Losers
The Washington Post has quietly retreated from a legal battle with Vice President Cheney by dropping a lawsuit demanding Secret Service logs of visitors to his office and residence.The newspaper's Freedom of Information Act lawsuit prompted a flurry of press attention and court action just prior to the November election. In October, a district court judge in the capital, Ricardo Urbina, cited the looming vote when he ordered the Secret Service to comply immediately with the Post's request. However, just six days before the election, the D.C. Circuit Court of Appeals issued an emergency stay blocking Judge Urbina's order.
"We have decided not to pursue litigation further, though we believe we would have prevailed in the court of appeals as we did in the trial court," a Post attorney, Eric Lieberman, said in an e-mail yesterday. He said the paper had "a fundamental goal" of getting the records to inform voters before the election and failed in that regard. "We also considered the fact that there are several other well positioned FOIA lawsuits seeking these same types of records, and we are confident that the public's right of access will ultimately be vindicated in them," Mr. Lieberman said.
What is the favorite complaint voiced by the dead-tree media about bloggers? That we're freeloaders who let them do the heavy lifting.
(Our complaint -- that they remain dense, sycophantic toadies -- remains undisturbed by this latest revelation.)

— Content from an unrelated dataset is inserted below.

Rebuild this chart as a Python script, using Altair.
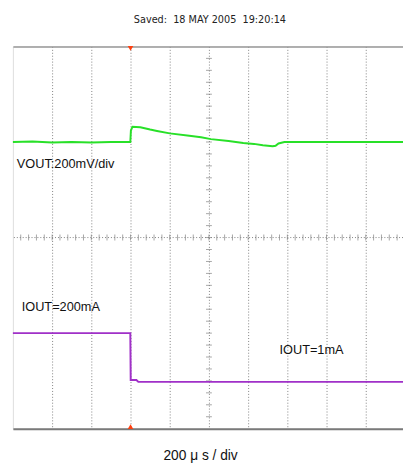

Oh, and our friends are losers on a pure dollars and cents basis, too:
The New York Times Co. posted a $648 million loss for the fourth quarter on Wednesday as it absorbed an $814.4 million charge to write down the value of its struggling New England properties, The Boston Globe and the Worcester Telegram & Gazette.
But far be it from me to suggest that their poor financial performance has anything to do with, say, the dazzling display of journalistic excellence being exposed in Judge Walton's courtroom. The Queen of Iraq and her cohorts are the victims here, doncha know.